Writer: Hans Christian Andersen
Adaptors: Rafe Beckley, Jo Wickham and Nicky Diss
Director: Nicky Diss
Music and Composition: Jen Hazel
Reviewer: Sam Lowe
Thick as Thieves company and Red Table Theatre definitely understand how to devise theatre for children. The company has adapted four famous fables written by Hans Christian Anderson for the stage, The Emperor’s New Clothes, Thumbelina, The Nightingale, and The Ugly Duckling. With props and costumes visible on stage, the audience is taken on a magical journey of storytelling, singing, and imaginative play. Children and their parents witness the foolish Emperor, who tries his best to look the best, hear the sweet sound of the nightingale, discover the big heart little Thumbelina has, and recognise the beauty in the ugly duckling.
Grace Kelly Miller, Rachel Fenwick, and Ariel Harrison are personable and pleasant performers, that construct a fun and relaxed environment for the children to watch the show. The children are mmade to feel welcome, when they are warmly greeted and talked to by the cast, as they sit down and wait for the show to start. They are never patronising to the children in how they speak to them, instead they respect them and make them feel good. Throughout the show, the cast is skilled at reacting to the children and are very encouraging to those that come up on stage. Characters in the stories are brought to life through creative use of exaggerated physicality and vocal work.

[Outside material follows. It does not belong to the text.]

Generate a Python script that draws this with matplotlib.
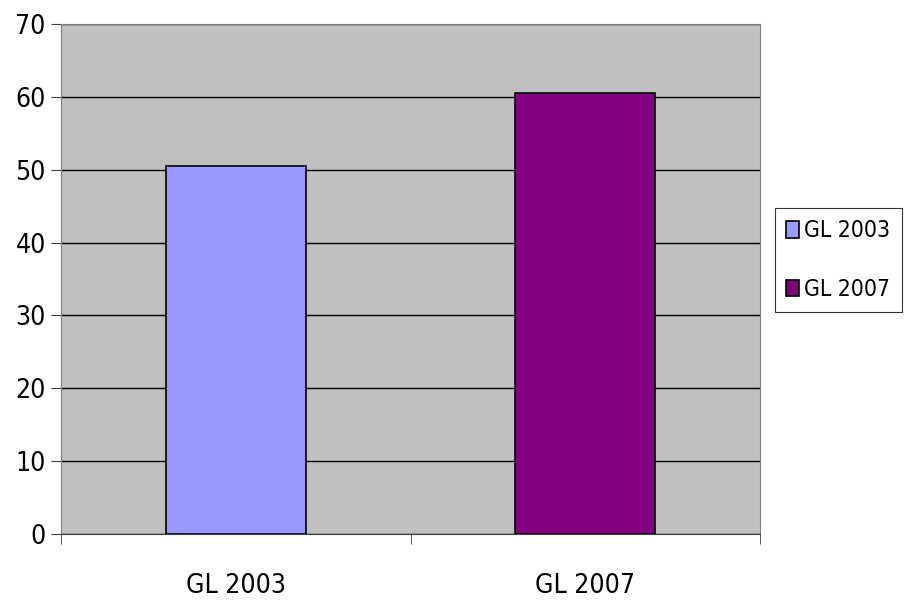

There are a number of playful ways in which the story is told and the audience participates. They have to make farm animal noises, individuals on the front row are asked to shake a blue sheet whenever water is mentioned, and a child has to shout to the Emperor, “But you’re not wearing anything!” These moments help to maintain the connection between the audience and the performers and make them feel part of the story. The singing of songs interweaves with the narrative skillfully in moments where the children are to learn about the prominent messages and themes of the story. Disney knew best that music has the power to engage children. The harmonies are lovely to listen to. As there is lots of audience participation during the show, this requires a set up at the start, which takes a while. Also, the show does feel quite long and by the end some children become a little rowdy.
There is a great responsibility and importance in making theatre for children because it has the power to educate them for future life, and the company clearly recognise this. The morals in Anderson’s stories such as, never giving up, following your passions, and staying true to yourself, really shine through in this colourful and joyful production.